Restate the whole of the material. Keep every word, and drop the pictures.

═════ Data extract ═════

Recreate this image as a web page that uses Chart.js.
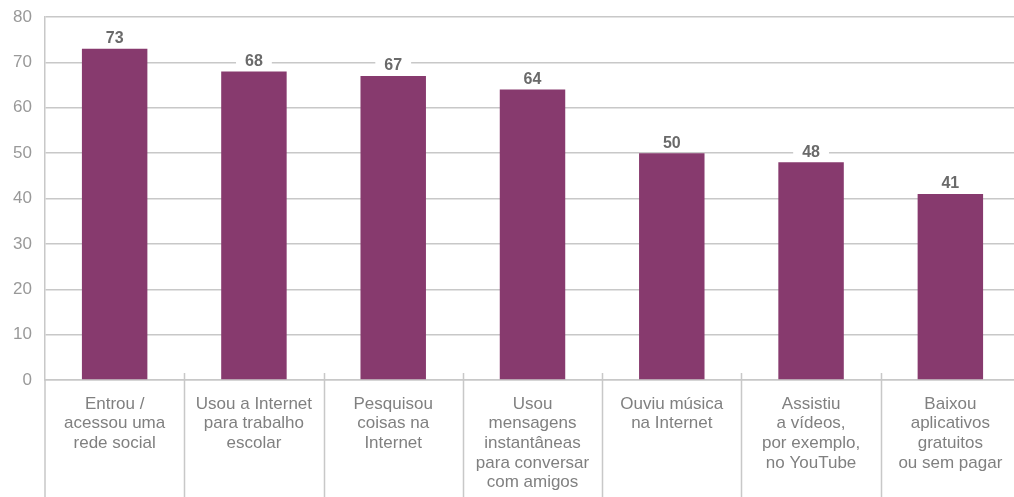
<!DOCTYPE html>
<html>
<head>
<meta charset="utf-8">
<script src="https://cdn.jsdelivr.net/npm/chart.js@4"></script>
<style>
  html, body { margin: 0; padding: 0; background: #fff; overflow: hidden; }
  #wrap { width: 1020px; height: 497px; position: relative; }
</style>
</head>
<body>
<div id="wrap"><canvas id="chart"></canvas></div>
<script>
'use strict';

// categories (multi-line labels) and values, %
var categories = [
  ['Entrou /', 'acessou uma', 'rede social'],
  ['Usou a Internet', 'para trabalho', 'escolar'],
  ['Pesquisou', 'coisas na', 'Internet'],
  ['Usou', 'mensagens', 'instantâneas', 'para conversar', 'com amigos'],
  ['Ouviu música', 'na Internet'],
  ['Assistiu', 'a vídeos,', 'por exemplo,', 'no YouTube'],
  ['Baixou', 'aplicativos', 'gratuitos', 'ou sem pagar']
];
var values = [73, 68, 67, 64, 50, 48, 41];
var yTicks = [0, 10, 20, 30, 40, 50, 60, 70, 80];

var purple = '#873a6e';
var gridGrey = '#c8c8c8';
var textGrey = '#808080';
var fontFam = '"Liberation Sans", Arial, sans-serif';

// value labels with a white knockout behind them
var valueLabels = {
  id: 'valueLabels',
  afterDatasetsDraw: function(chart) {
    var ctx = chart.ctx;
    var meta = chart.getDatasetMeta(0);
    ctx.save();
    ctx.font = 'bold 16px ' + fontFam;
    ctx.textAlign = 'center';
    ctx.textBaseline = 'middle';
    meta.data.forEach(function(bar, i) {
      var txt = String(values[i]);
      var w = ctx.measureText(txt).width;
      var y = bar.y - 10;
      ctx.fillStyle = '#fff';
      ctx.fillRect(bar.x - w / 2 - 9, y - 8, w + 18, 16);
      ctx.fillStyle = '#6a6a6a';
      ctx.fillText(txt, bar.x, y);
    });
    ctx.restore();
  }
};

// vertical separators between categories, running down through the label area
var separators = {
  id: 'separators',
  afterDraw: function(chart) {
    var ctx = chart.ctx;
    var xs = chart.scales.x;
    var area = chart.chartArea;
    ctx.save();
    ctx.strokeStyle = gridGrey;
    ctx.lineWidth = 1.5;
    ctx.beginPath();
    for (var i = 1; i < categories.length; i++) {
      var x = Math.round((xs.getPixelForValue(i - 1) + xs.getPixelForValue(i)) / 2) + 0.5;
      ctx.moveTo(x, area.bottom - 7);
      ctx.lineTo(x, chart.height);
    }
    ctx.moveTo(area.left, area.bottom);
    ctx.lineTo(area.left, chart.height);
    ctx.stroke();
    ctx.restore();
  }
};

var chart = new Chart(document.getElementById('chart'), {
  type: 'bar',
  data: {
    labels: categories,
    datasets: [{
      data: values,
      backgroundColor: purple,
      borderWidth: 0,
      barPercentage: 0.47,
      categoryPercentage: 1
    }]
  },
  options: {
    responsive: true,
    maintainAspectRatio: false,
    animation: false,
    layout: { padding: { top: 17, left: 0, right: 0, bottom: 0 } },
    plugins: {
      legend: { display: false },
      tooltip: { enabled: false }
    },
    scales: {
      x: {
        grid: { display: false },
        border: { color: gridGrey, width: 1.5 },
        ticks: {
          color: textGrey,
          font: { family: fontFam, size: 17, lineHeight: '19.7px' },
          padding: 6,
          maxRotation: 0,
          autoSkip: false
        },
        afterFit: function(scale) { scale.height = 117; }
      },
      y: {
        min: 0,
        max: 80,
        afterBuildTicks: function(scale) {
          scale.ticks = yTicks.map(function(v) { return { value: v }; });
        },
        grid: { color: gridGrey, lineWidth: 1.5, drawTicks: false },
        border: { color: gridGrey, width: 1.5 },
        ticks: {
          color: '#999',
          font: { family: fontFam, size: 17 },
          padding: 13
        },
        afterFit: function(scale) {
          scale.width = 45;
          scale.paddingTop = 0;
          scale.paddingBottom = 0;
        }
      }
    }
  },
  plugins: [valueLabels, separators]
});
</script>
</body>
</html>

═════

=== Exercise result ===
Recreate this image as a web page that uses Chart.js.
<!DOCTYPE html>
<html>
<head>
<meta charset="utf-8">
<script src="https://cdn.jsdelivr.net/npm/chart.js@4"></script>
<style>
  html, body { margin: 0; padding: 0; background: #fff; overflow: hidden; }
  #wrap { width: 1020px; height: 497px; position: relative; }
</style>
</head>
<body>
<div id="wrap"><canvas id="chart"></canvas></div>
<script>
'use strict';

// categories (multi-line labels) and values, %
var categories = [
  ['Entrou /', 'acessou uma', 'rede social'],
  ['Usou a Internet', 'para trabalho', 'escolar'],
  ['Pesquisou', 'coisas na', 'Internet'],
  ['Usou', 'mensagens', 'instantâneas', 'para conversar', 'com amigos'],
  ['Ouviu música', 'na Internet'],
  ['Assistiu', 'a vídeos,', 'por exemplo,', 'no YouTube'],
  ['Baixou', 'aplicativos', 'gratuitos', 'ou sem pagar']
];
var values = [73, 68, 67, 64, 50, 48, 41];
var yTicks = [0, 10, 20, 30, 40, 50, 60, 70, 80];

var purple = '#873a6e';
var gridGrey = '#c8c8c8';
var textGrey = '#808080';
var fontFam = '"Liberation Sans", Arial, sans-serif';

// value labels with a white knockout behind them
var valueLabels = {
  id: 'valueLabels',
  afterDatasetsDraw: function(chart) {
    var ctx = chart.ctx;
    var meta = chart.getDatasetMeta(0);
    ctx.save();
    ctx.font = 'bold 16px ' + fontFam;
    ctx.textAlign = 'center';
    ctx.textBaseline = 'middle';
    meta.data.forEach(function(bar, i) {
      var txt = String(values[i]);
      var w = ctx.measureText(txt).width;
      var y = bar.y - 10;
      ctx.fillStyle = '#fff';
      ctx.fillRect(bar.x - w / 2 - 9, y - 8, w + 18, 16);
      ctx.fillStyle = '#6a6a6a';
      ctx.fillText(txt, bar.x, y);
    });
    ctx.restore();
  }
};

// vertical separators between categories, running down through the label area
var separators = {
  id: 'separators',
  afterDraw: function(chart) {
    var ctx = chart.ctx;
    var xs = chart.scales.x;
    var area = chart.chartArea;
    ctx.save();
    ctx.strokeStyle = gridGrey;
    ctx.lineWidth = 1.5;
    ctx.beginPath();
    for (var i = 1; i < categories.length; i++) {
      var x = Math.round((xs.getPixelForValue(i - 1) + xs.getPixelForValue(i)) / 2) + 0.5;
      ctx.moveTo(x, area.bottom - 7);
      ctx.lineTo(x, chart.height);
    }
    ctx.moveTo(area.left, area.bottom);
    ctx.lineTo(area.left, chart.height);
    ctx.stroke();
    ctx.restore();
  }
};

var chart = new Chart(document.getElementById('chart'), {
  type: 'bar',
  data: {
    labels: categories,
    datasets: [{
      data: values,
      backgroundColor: purple,
      borderWidth: 0,
      barPercentage: 0.47,
      categoryPercentage: 1
    }]
  },
  options: {
    responsive: true,
    maintainAspectRatio: false,
    animation: false,
    layout: { padding: { top: 17, left: 0, right: 0, bottom: 0 } },
    plugins: {
      legend: { display: false },
      tooltip: { enabled: false }
    },
    scales: {
      x: {
        grid: { display: false },
        border: { color: gridGrey, width: 1.5 },
        ticks: {
          color: textGrey,
          font: { family: fontFam, size: 17, lineHeight: '19.7px' },
          padding: 6,
          maxRotation: 0,
          autoSkip: false
        },
        afterFit: function(scale) { scale.height = 117; }
      },
      y: {
        min: 0,
        max: 80,
        afterBuildTicks: function(scale) {
          scale.ticks = yTicks.map(function(v) { return { value: v }; });
        },
        grid: { color: gridGrey, lineWidth: 1.5, drawTicks: false },
        border: { color: gridGrey, width: 1.5 },
        ticks: {
          color: '#999',
          font: { family: fontFam, size: 17 },
          padding: 13
        },
        afterFit: function(scale) {
          scale.width = 45;
          scale.paddingTop = 0;
          scale.paddingBottom = 0;
        }
      }
    }
  },
  plugins: [valueLabels, separators]
});
</script>
</body>
</html>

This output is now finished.